### Requirement
All of the data that follows should be retyped exactly, please, except the pictures.

[START Source data]

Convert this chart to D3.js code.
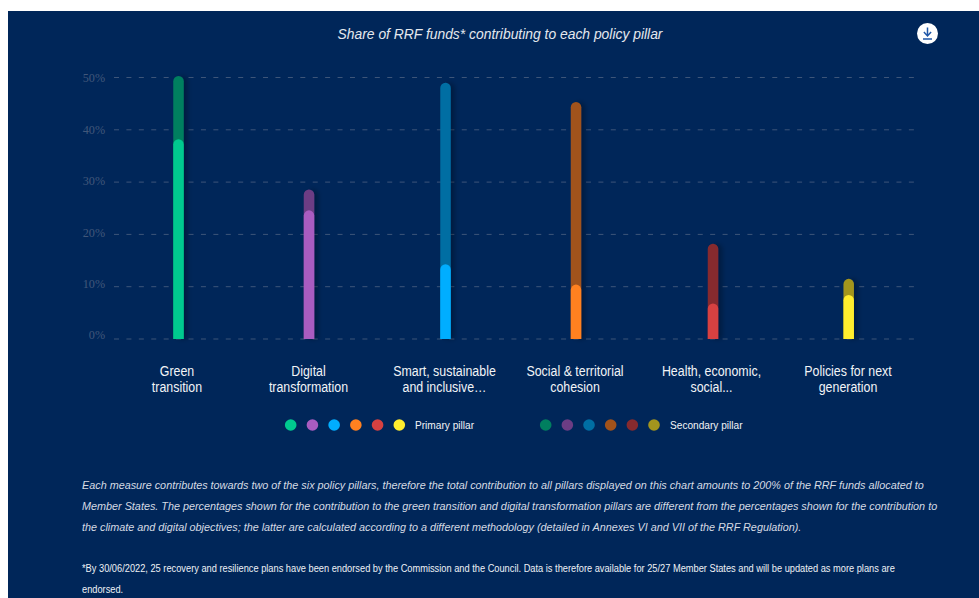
<!DOCTYPE html>
<html><head><meta charset="utf-8">
<script src="https://cdn.jsdelivr.net/npm/d3@7/dist/d3.min.js"></script>
<style>html,body{margin:0;padding:0;background:#fff;overflow:hidden}svg{display:block}text{font-family:"Liberation Sans",Arial,sans-serif}</style>
</head><body><svg id="c" width="979" height="598"></svg>
<script>
const categories=["Green transition","Digital transformation","Smart, sustainable and inclusive…","Social & territorial cohesion","Health, economic, social...","Policies for next generation"];
const categoryLines=[["Green","transition"],["Digital","transformation"],["Smart, sustainable","and inclusive…"],["Social & territorial","cohesion"],["Health, economic,","social..."],["Policies for next","generation"]];
const primaryValues=[38.2,24.6,14.3,10.4,6.8,8.4];
const secondaryValues=[50.3,28.6,49,45.3,18.2,11.5];
const primaryColors=["#00c98f","#a95cc0","#00aeff","#ff8120","#d64141","#ffed2e"];
const secondaryColors=["#007f5f","#6c3d84","#006ea3","#a1521a","#862a2e","#a3951e"];
const yTicks=[0,10,20,30,40,50];
const legendLabels=["Primary pillar","Secondary pillar"];
const titleText="Share of RRF funds* contributing to each policy pillar";
const noteLines=["Each measure contributes towards two of the six policy pillars, therefore the total contribution to all pillars displayed on this chart amounts to 200% of the RRF funds allocated to","Member States. The percentages shown for the contribution to the green transition and digital transformation pillars are different from the percentages shown for the contribution to","the climate and digital objectives; the latter are calculated according to a different methodology (detailed in Annexes VI and VII of the RRF Regulation)."];
const footLines=["*By 30/06/2022, 25 recovery and resilience plans have been endorsed by the Commission and the Council. Data is therefore available for 25/27 Member States and will be updated as more plans are","endorsed."];

const svg=d3.select("#c");
// narrows a text selection by a constant factor, keeping it real text
function condense(sel,k){
  sel.each(function(){
    const w=this.getComputedTextLength();
    d3.select(this).attr("textLength",w*k).attr("lengthAdjust","spacingAndGlyphs");
  });
  return sel;
}
const defs=svg.append("defs");
const f=defs.append("filter").attr("id","sh").attr("x","-100%").attr("width","300%").attr("y","-10%").attr("height","120%");
f.append("feDropShadow").attr("dx",4).attr("dy",0).attr("stdDeviation",2.5).attr("flood-color","#000").attr("flood-opacity",.28);

svg.append("rect").attr("x",8).attr("y",11).attr("width",971).attr("height",587).attr("fill","#002659");

const y=d3.scaleLinear().domain([0,50]).range([339,77.5]);
const yLabel=d3.scaleLinear().domain([0,50]).range([335,78]);
const xBar=d3.scaleOrdinal().domain(categories).range([178.5,309,445.5,576,713,848.7]);
const xLabel=d3.scaleOrdinal().domain(categories).range([177,308.5,444.5,575,711.5,848]);
const barW=10.5;

// grid + y axis
const yAxis=d3.axisLeft(y).tickValues(yTicks).tickFormat(d=>d+"%").tickSize(-800).tickPadding(9);
const ga=svg.append("g").attr("transform","translate(114,-0.5)").call(yAxis);
ga.select(".domain").remove();
ga.selectAll(".tick line").attr("stroke","#3d5579").attr("stroke-width",1).attr("stroke-dasharray","5 7.42");
ga.selectAll(".tick text").attr("fill","#41577a").attr("y",d=>yLabel(d)-y(d)).attr("dy","0.32em")
  .style("font-family","'Liberation Serif',serif").style("font-size","13.5px");
condense(ga.selectAll(".tick text"),.9);

function topRounded(x0,yTop,w,yBase){
  const r=w/2,p=d3.path();
  p.moveTo(x0,yBase);p.lineTo(x0,yTop+r);
  p.arc(x0+r,yTop+r,r,Math.PI,0);
  p.lineTo(x0+w,yBase);p.closePath();
  return p.toString();
}
const bars=svg.append("g").selectAll("g").data(categories).join("g");
bars.append("path").attr("d",(d,i)=>topRounded(xBar(d)-barW/2,y(secondaryValues[i]),barW,y(0)))
  .attr("fill",(d,i)=>secondaryColors[i]).attr("filter","url(#sh)");
bars.append("path").attr("d",(d,i)=>topRounded(xBar(d)-barW/2,y(primaryValues[i]),barW,y(0)))
  .attr("fill",(d,i)=>primaryColors[i]);

// category labels, one text per line
const catG=svg.append("g").selectAll("g").data(categories).join("g");
const catText=catG.selectAll("text").data((d,i)=>categoryLines[i].map(t=>({t,x:xLabel(d)}))).join("text")
  .attr("x",d=>d.x).attr("y",(d,i)=>375.5+i*16.5).attr("text-anchor","middle").attr("fill","#f2f4f7").style("font-size","14px").text(d=>d.t);
condense(catText,.885);

// title
condense(svg.append("text").attr("x",500).attr("y",39).attr("text-anchor","middle").attr("fill","#e4e8ee")
  .style("font-style","italic").style("font-size","14.5px").text(titleText),.956);

// download button
const dl=svg.append("g").attr("transform","translate(927.5,33.5)");
dl.append("circle").attr("r",10.5).attr("fill","#fff");
dl.append("path").attr("d","M0,-6V2M-3.6,-1.4L0,2.4L3.6,-1.4M-4.5,5.5H4.5").attr("fill","none").attr("stroke","#1f57a8").attr("stroke-width",1.5);

// legend
const legendPrimary=d3.scalePoint().domain(d3.range(6)).range([290.7,399.3]);
const legendSecondary=d3.scalePoint().domain(d3.range(6)).range([545.7,654]);
[[primaryColors,legendPrimary,415,legendLabels[0]],[secondaryColors,legendSecondary,670,legendLabels[1]]].forEach(([cols,sc,lx,lab])=>{
  const g=svg.append("g");
  g.selectAll("circle").data(cols).join("circle").attr("cx",(d,i)=>sc(i)).attr("cy",425).attr("r",5.8).attr("fill",d=>d);
  condense(g.append("text").attr("x",lx).attr("y",429).attr("fill","#f2f4f7").style("font-size","11.5px").text(lab),.88);
});

// notes
condense(svg.append("g").selectAll("text").data(noteLines).join("text")
  .attr("x",82).attr("y",(d,i)=>489+i*21).attr("fill","#d5dbe4").style("font-style","italic").style("font-size","11.3px").text(d=>d),.957);
condense(svg.append("g").selectAll("text").data(footLines).join("text")
  .attr("x",82).attr("y",(d,i)=>572+i*21).attr("fill","#eef1f5").style("font-size","10px").text(d=>d),.926);
</script></body></html>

[END Source data]

### Solution
Convert this chart to D3.js code.
<!DOCTYPE html>
<html><head><meta charset="utf-8">
<script src="https://cdn.jsdelivr.net/npm/d3@7/dist/d3.min.js"></script>
<style>html,body{margin:0;padding:0;background:#fff;overflow:hidden}svg{display:block}text{font-family:"Liberation Sans",Arial,sans-serif}</style>
</head><body><svg id="c" width="979" height="598"></svg>
<script>
const categories=["Green transition","Digital transformation","Smart, sustainable and inclusive…","Social & territorial cohesion","Health, economic, social...","Policies for next generation"];
const categoryLines=[["Green","transition"],["Digital","transformation"],["Smart, sustainable","and inclusive…"],["Social & territorial","cohesion"],["Health, economic,","social..."],["Policies for next","generation"]];
const primaryValues=[38.2,24.6,14.3,10.4,6.8,8.4];
const secondaryValues=[50.3,28.6,49,45.3,18.2,11.5];
const primaryColors=["#00c98f","#a95cc0","#00aeff","#ff8120","#d64141","#ffed2e"];
const secondaryColors=["#007f5f","#6c3d84","#006ea3","#a1521a","#862a2e","#a3951e"];
const yTicks=[0,10,20,30,40,50];
const legendLabels=["Primary pillar","Secondary pillar"];
const titleText="Share of RRF funds* contributing to each policy pillar";
const noteLines=["Each measure contributes towards two of the six policy pillars, therefore the total contribution to all pillars displayed on this chart amounts to 200% of the RRF funds allocated to","Member States. The percentages shown for the contribution to the green transition and digital transformation pillars are different from the percentages shown for the contribution to","the climate and digital objectives; the latter are calculated according to a different methodology (detailed in Annexes VI and VII of the RRF Regulation)."];
const footLines=["*By 30/06/2022, 25 recovery and resilience plans have been endorsed by the Commission and the Council. Data is therefore available for 25/27 Member States and will be updated as more plans are","endorsed."];

const svg=d3.select("#c");
// narrows a text selection by a constant factor, keeping it real text
function condense(sel,k){
  sel.each(function(){
    const w=this.getComputedTextLength();
    d3.select(this).attr("textLength",w*k).attr("lengthAdjust","spacingAndGlyphs");
  });
  return sel;
}
const defs=svg.append("defs");
const f=defs.append("filter").attr("id","sh").attr("x","-100%").attr("width","300%").attr("y","-10%").attr("height","120%");
f.append("feDropShadow").attr("dx",4).attr("dy",0).attr("stdDeviation",2.5).attr("flood-color","#000").attr("flood-opacity",.28);

svg.append("rect").attr("x",8).attr("y",11).attr("width",971).attr("height",587).attr("fill","#002659");

const y=d3.scaleLinear().domain([0,50]).range([339,77.5]);
const yLabel=d3.scaleLinear().domain([0,50]).range([335,78]);
const xBar=d3.scaleOrdinal().domain(categories).range([178.5,309,445.5,576,713,848.7]);
const xLabel=d3.scaleOrdinal().domain(categories).range([177,308.5,444.5,575,711.5,848]);
const barW=10.5;

// grid + y axis
const yAxis=d3.axisLeft(y).tickValues(yTicks).tickFormat(d=>d+"%").tickSize(-800).tickPadding(9);
const ga=svg.append("g").attr("transform","translate(114,-0.5)").call(yAxis);
ga.select(".domain").remove();
ga.selectAll(".tick line").attr("stroke","#3d5579").attr("stroke-width",1).attr("stroke-dasharray","5 7.42");
ga.selectAll(".tick text").attr("fill","#41577a").attr("y",d=>yLabel(d)-y(d)).attr("dy","0.32em")
  .style("font-family","'Liberation Serif',serif").style("font-size","13.5px");
condense(ga.selectAll(".tick text"),.9);

function topRounded(x0,yTop,w,yBase){
  const r=w/2,p=d3.path();
  p.moveTo(x0,yBase);p.lineTo(x0,yTop+r);
  p.arc(x0+r,yTop+r,r,Math.PI,0);
  p.lineTo(x0+w,yBase);p.closePath();
  return p.toString();
}
const bars=svg.append("g").selectAll("g").data(categories).join("g");
bars.append("path").attr("d",(d,i)=>topRounded(xBar(d)-barW/2,y(secondaryValues[i]),barW,y(0)))
  .attr("fill",(d,i)=>secondaryColors[i]).attr("filter","url(#sh)");
bars.append("path").attr("d",(d,i)=>topRounded(xBar(d)-barW/2,y(primaryValues[i]),barW,y(0)))
  .attr("fill",(d,i)=>primaryColors[i]);

// category labels, one text per line
const catG=svg.append("g").selectAll("g").data(categories).join("g");
const catText=catG.selectAll("text").data((d,i)=>categoryLines[i].map(t=>({t,x:xLabel(d)}))).join("text")
  .attr("x",d=>d.x).attr("y",(d,i)=>375.5+i*16.5).attr("text-anchor","middle").attr("fill","#f2f4f7").style("font-size","14px").text(d=>d.t);
condense(catText,.885);

// title
condense(svg.append("text").attr("x",500).attr("y",39).attr("text-anchor","middle").attr("fill","#e4e8ee")
  .style("font-style","italic").style("font-size","14.5px").text(titleText),.956);

// download button
const dl=svg.append("g").attr("transform","translate(927.5,33.5)");
dl.append("circle").attr("r",10.5).attr("fill","#fff");
dl.append("path").attr("d","M0,-6V2M-3.6,-1.4L0,2.4L3.6,-1.4M-4.5,5.5H4.5").attr("fill","none").attr("stroke","#1f57a8").attr("stroke-width",1.5);

// legend
const legendPrimary=d3.scalePoint().domain(d3.range(6)).range([290.7,399.3]);
const legendSecondary=d3.scalePoint().domain(d3.range(6)).range([545.7,654]);
[[primaryColors,legendPrimary,415,legendLabels[0]],[secondaryColors,legendSecondary,670,legendLabels[1]]].forEach(([cols,sc,lx,lab])=>{
  const g=svg.append("g");
  g.selectAll("circle").data(cols).join("circle").attr("cx",(d,i)=>sc(i)).attr("cy",425).attr("r",5.8).attr("fill",d=>d);
  condense(g.append("text").attr("x",lx).attr("y",429).attr("fill","#f2f4f7").style("font-size","11.5px").text(lab),.88);
});

// notes
condense(svg.append("g").selectAll("text").data(noteLines).join("text")
  .attr("x",82).attr("y",(d,i)=>489+i*21).attr("fill","#d5dbe4").style("font-style","italic").style("font-size","11.3px").text(d=>d),.957);
condense(svg.append("g").selectAll("text").data(footLines).join("text")
  .attr("x",82).attr("y",(d,i)=>572+i*21).attr("fill","#eef1f5").style("font-size","10px").text(d=>d),.926);
</script></body></html>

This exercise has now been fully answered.